Rows:
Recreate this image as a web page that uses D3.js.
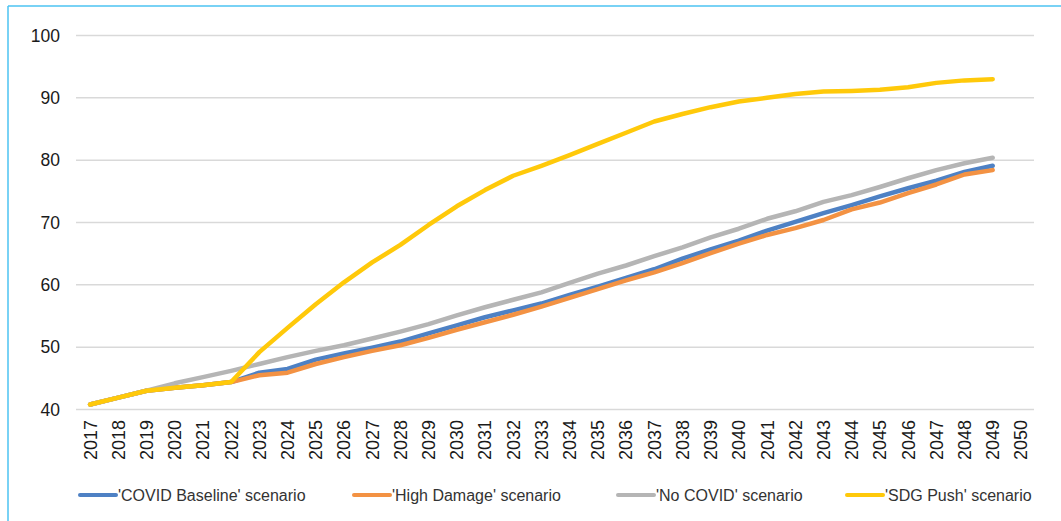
<!DOCTYPE html>
<html>
<head>
<meta charset="utf-8">
<script src="https://cdn.jsdelivr.net/npm/d3@7"></script>
<style>
  html, body { margin: 0; padding: 0; background: #fff; }
  svg { display: block; font-family: "Liberation Sans", Arial, sans-serif; }
</style>
</head>
<body>
<svg id="chart" width="1061" height="521"></svg>
<script>
// ---- data ----
const categories = d3.range(2017, 2051).map(String);
const dataYears = d3.range(2017, 2050).map(String);
const yTicks = [40, 50, 60, 70, 80, 90, 100];

const seriesNames = [
  "'COVID Baseline' scenario",
  "'High Damage' scenario",
  "'No COVID' scenario",
  "'SDG Push' scenario"
];
const covidBaseline = [40.8, 41.9, 43.0, 43.5, 43.9, 44.4, 45.9, 46.5, 48.0, 49.0, 49.9, 50.9, 52.2, 53.5, 54.8, 55.9, 57.0, 58.4, 59.7, 61.1, 62.5, 64.2, 65.7, 67.1, 68.7, 70.1, 71.5, 72.8, 74.2, 75.5, 76.7, 78.1, 79.1];
const highDamage = [40.8, 41.9, 43.0, 43.5, 43.9, 44.4, 45.5, 45.9, 47.3, 48.4, 49.4, 50.3, 51.5, 52.8, 54.0, 55.2, 56.5, 57.9, 59.3, 60.7, 62.0, 63.5, 65.1, 66.6, 68.0, 69.1, 70.4, 72.1, 73.2, 74.7, 76.1, 77.7, 78.4];
const noCovid = [40.8, 41.9, 43.0, 44.2, 45.2, 46.2, 47.3, 48.4, 49.4, 50.3, 51.4, 52.5, 53.7, 55.1, 56.4, 57.6, 58.8, 60.3, 61.8, 63.1, 64.6, 66.0, 67.6, 69.0, 70.6, 71.8, 73.3, 74.4, 75.7, 77.1, 78.4, 79.5, 80.4];
const sdgPush = [40.8, 41.9, 43.0, 43.5, 43.9, 44.4, 49.2, 53.1, 56.9, 60.4, 63.6, 66.4, 69.6, 72.6, 75.2, 77.5, 79.1, 80.8, 82.6, 84.4, 86.2, 87.4, 88.5, 89.4, 90.0, 90.6, 91.0, 91.1, 91.3, 91.7, 92.4, 92.8, 93.0];

const seriesValues = [covidBaseline, highDamage, noCovid, sdgPush];
const seriesColors = ["#4e81c4", "#f39243", "#b5b5b5", "#ffc90a"];

// ---- chart ----
const svg = d3.select("#chart");

// frame (light blue border on left and top)
svg.append("line").attr("x1", 8).attr("x2", 8).attr("y1", 6).attr("y2", 521)
  .attr("stroke", "#4dc3f2").attr("stroke-width", 1.5);
svg.append("line").attr("x1", 8).attr("x2", 1061).attr("y1", 6).attr("y2", 6)
  .attr("stroke", "#4dc3f2").attr("stroke-width", 1.5);

const x = d3.scaleBand().domain(categories).range([76, 1035]).padding(0);
const y = d3.scaleLinear().domain([40, 100]).range([409.5, 35.5]);

// gridlines
svg.append("g").selectAll("line").data(yTicks).join("line")
  .attr("x1", 76).attr("x2", 1034)
  .attr("y1", d => y(d)).attr("y2", d => y(d))
  .attr("stroke", "#d9d9d9").attr("stroke-width", 1.5);

// y axis labels
const yAxis = d3.axisLeft(y).tickValues(yTicks).tickSize(0).tickPadding(0);
const gy = svg.append("g").attr("transform", "translate(60,0)").call(yAxis);
gy.select(".domain").remove();
gy.selectAll("text")
  .attr("font-size", 17.5).attr("fill", "#1a1a1a").attr("font-family", "Liberation Sans, Arial, sans-serif");

// x axis labels (rotated)
const xAxis = d3.axisBottom(x).tickSize(0).tickPadding(0);
const gx = svg.append("g").attr("transform", "translate(0,420)").call(xAxis);
gx.select(".domain").remove();
gx.selectAll("text")
  .attr("font-size", 18).attr("fill", "#1a1a1a").attr("font-family", "Liberation Sans, Arial, sans-serif")
  .attr("transform", "rotate(-90)")
  .attr("text-anchor", "end")
  .attr("x", 0).attr("y", 0).attr("dx", 0).attr("dy", "0.36em");

// lines
const line = d3.line()
  .x((d, i) => x(dataYears[i]) + x.bandwidth() / 2)
  .y(d => y(d));

svg.append("g").selectAll("path").data(seriesValues).join("path")
  .attr("d", d => line(d))
  .attr("fill", "none")
  .attr("stroke", (d, i) => seriesColors[i])
  .attr("stroke-width", 4.5)
  .attr("stroke-linejoin", "round")
  .attr("stroke-linecap", "round");

// legend
const legendX = [80, 354, 618, 847];
const lg = svg.append("g").selectAll("g").data(seriesNames).join("g")
  .attr("transform", (d, i) => `translate(${legendX[i]},495)`);
lg.append("line").attr("x1", 0).attr("x2", 36).attr("y1", 0).attr("y2", 0)
  .attr("stroke", (d, i) => seriesColors[i]).attr("stroke-width", 4)
  .attr("stroke-linecap", "round");
lg.append("text").attr("x", 38).attr("y", 0).attr("dy", "0.35em")
  .attr("font-size", 16).attr("fill", "#333").text(d => d);
</script>
</body>
</html>
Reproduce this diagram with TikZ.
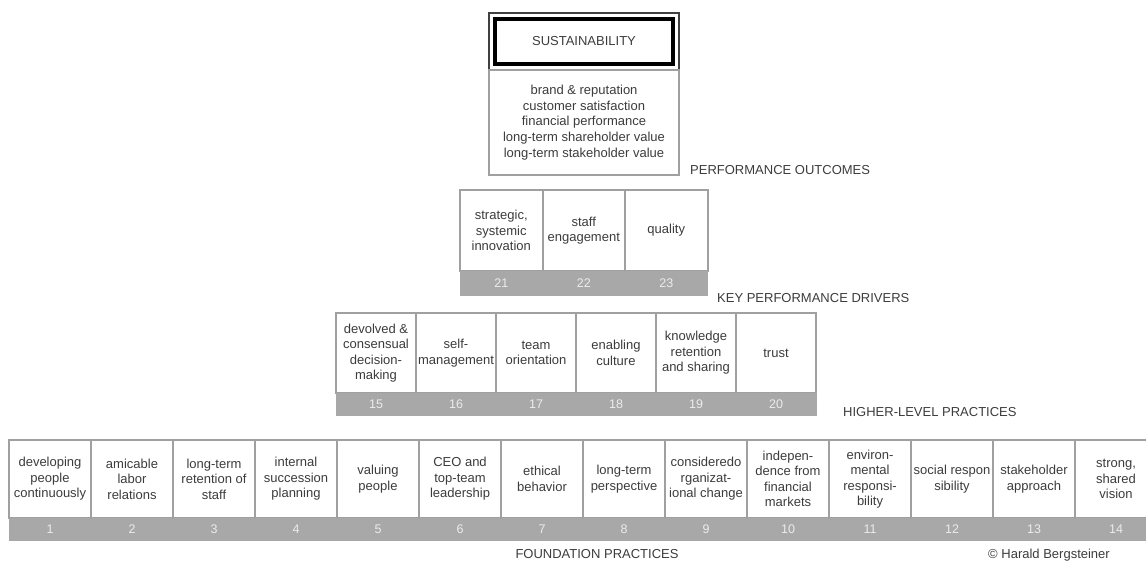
\documentclass[tikz,border=0pt]{standalone}
\usepackage{fontspec}
\setmainfont{Liberation Sans}
\definecolor{txt}{HTML}{3C3C3C}
\definecolor{bordergray}{HTML}{A0A0A0}
\definecolor{bandgray}{HTML}{A8A8A8}
\definecolor{numcol}{HTML}{ECECEC}
\tikzset{
  basefont/.style={font=\fontsize{13}{15.5}\selectfont, text=txt},
  cell/.style={basefont, draw=bordergray, line width=2pt, fill=white, inner sep=0pt, align=center},
  band/.style={draw=bandgray, fill=bandgray, line width=1pt, inner sep=0pt, text=numcol, font=\fontsize{12.5}{14}\selectfont},
  levellabel/.style={basefont, anchor=base west, inner sep=0pt},
}
\begin{document}
\begin{tikzpicture}[x=1pt,y=-1pt]
\useasboundingbox (0,0) rectangle (1146,562);
\clip (0,0) rectangle (1146,562);

% top: sustainability
\node[draw=black!75, line width=1.2pt, minimum width=190pt, minimum height=57pt, inner sep=0pt] (topframe) at (584,41.5) {};
\node[basefont, draw=black, line width=4.5pt, minimum width=178pt, minimum height=45pt, inner sep=0pt] (sust) at (584,41.5) {SUSTAINABILITY};
\node[cell, minimum width=190pt, minimum height=105pt, font=\fontsize{13}{15.7}\selectfont] (po) at (584,122.5)
  {brand \& reputation\\customer satisfaction\\financial performance\\long-term shareholder value\\long-term stakeholder value};
\node[levellabel] (lpo) at (690,174.7) {PERFORMANCE OUTCOMES};

% key performance drivers
\foreach \i/\t in {1/{strategic,\\systemic\\innovation},2/{staff\\engagement},3/{quality}}{
  \node[cell, minimum width=82.5pt, minimum height=81pt] (k\i) at ({501.25+82.5*(\i-1)},230.5) {\t};
  \pgfmathtruncatemacro{\num}{20+\i}
  \node[band, minimum width=82.5pt, minimum height=24pt] (kn\i) at ({501.25+82.5*(\i-1)},283) {\num};
}
\node[levellabel] (lkpd) at (717,302.6) {KEY PERFORMANCE DRIVERS};

% higher-level practices
\foreach \i/\t in {1/{devolved \&\\consensual\\decision-\\making},2/{self-\\management},3/{team\\orientation},4/{enabling\\culture},5/{knowledge\\retention\\and sharing},6/{trust}}{
  \node[cell, minimum width=80pt, minimum height=80pt] (h\i) at ({376+80*(\i-1)},353) {\t};
  \pgfmathtruncatemacro{\num}{14+\i}
  \node[band, minimum width=80pt, minimum height=22pt] (hn\i) at ({376+80*(\i-1)},404) {\num};
}
\node[levellabel] (lhlp) at (843,416) {HIGHER-LEVEL PRACTICES};

% foundation practices
\foreach \i/\t in {1/{developing\\people\\continuously},2/{amicable\\labor\\relations},3/{long-term\\retention of\\staff},4/{internal\\succession\\planning},5/{valuing\\people},6/{CEO and\\top-team\\leadership},7/{ethical\\behavior},8/{long-term\\perspective},9/{consideredo\\rganizat-\\ional change},10/{indepen-\\dence from\\financial\\markets},11/{environ-\\mental\\responsi-\\bility},12/{social respon\\sibility},13/{stakeholder\\approach},14/{strong,\\shared\\vision}}{
  \node[cell, minimum width=82pt, minimum height=78pt] (f\i) at ({50+82*(\i-1)},479) {\t};
  \node[band, minimum width=82pt, minimum height=22pt] (fn\i) at ({50+82*(\i-1)},529) {\i};
}
\node[basefont, anchor=base, inner sep=0pt] (lfp) at (597,558.5) {FOUNDATION PRACTICES};
\node[basefont, anchor=base, inner sep=0pt] (copy) at (1049,558.5) {© Harald Bergsteiner};
\end{tikzpicture}
\end{document}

Task details: Reproduce only the lines from the beginning of the data through the line that contains "92.4, 92.8, 93.0];", both included, and please drop the pictures.

Written answer:
Recreate this image as a web page that uses D3.js.
<!DOCTYPE html>
<html>
<head>
<meta charset="utf-8">
<script src="https://cdn.jsdelivr.net/npm/d3@7"></script>
<style>
  html, body { margin: 0; padding: 0; background: #fff; }
  svg { display: block; font-family: "Liberation Sans", Arial, sans-serif; }
</style>
</head>
<body>
<svg id="chart" width="1061" height="521"></svg>
<script>
// ---- data ----
const categories = d3.range(2017, 2051).map(String);
const dataYears = d3.range(2017, 2050).map(String);
const yTicks = [40, 50, 60, 70, 80, 90, 100];

const seriesNames = [
  "'COVID Baseline' scenario",
  "'High Damage' scenario",
  "'No COVID' scenario",
  "'SDG Push' scenario"
];
const covidBaseline = [40.8, 41.9, 43.0, 43.5, 43.9, 44.4, 45.9, 46.5, 48.0, 49.0, 49.9, 50.9, 52.2, 53.5, 54.8, 55.9, 57.0, 58.4, 59.7, 61.1, 62.5, 64.2, 65.7, 67.1, 68.7, 70.1, 71.5, 72.8, 74.2, 75.5, 76.7, 78.1, 79.1];
const highDamage = [40.8, 41.9, 43.0, 43.5, 43.9, 44.4, 45.5, 45.9, 47.3, 48.4, 49.4, 50.3, 51.5, 52.8, 54.0, 55.2, 56.5, 57.9, 59.3, 60.7, 62.0, 63.5, 65.1, 66.6, 68.0, 69.1, 70.4, 72.1, 73.2, 74.7, 76.1, 77.7, 78.4];
const noCovid = [40.8, 41.9, 43.0, 44.2, 45.2, 46.2, 47.3, 48.4, 49.4, 50.3, 51.4, 52.5, 53.7, 55.1, 56.4, 57.6, 58.8, 60.3, 61.8, 63.1, 64.6, 66.0, 67.6, 69.0, 70.6, 71.8, 73.3, 74.4, 75.7, 77.1, 78.4, 79.5, 80.4];
const sdgPush = [40.8, 41.9, 43.0, 43.5, 43.9, 44.4, 49.2, 53.1, 56.9, 60.4, 63.6, 66.4, 69.6, 72.6, 75.2, 77.5, 79.1, 80.8, 82.6, 84.4, 86.2, 87.4, 88.5, 89.4, 90.0, 90.6, 91.0, 91.1, 91.3, 91.7, 92.4, 92.8, 93.0];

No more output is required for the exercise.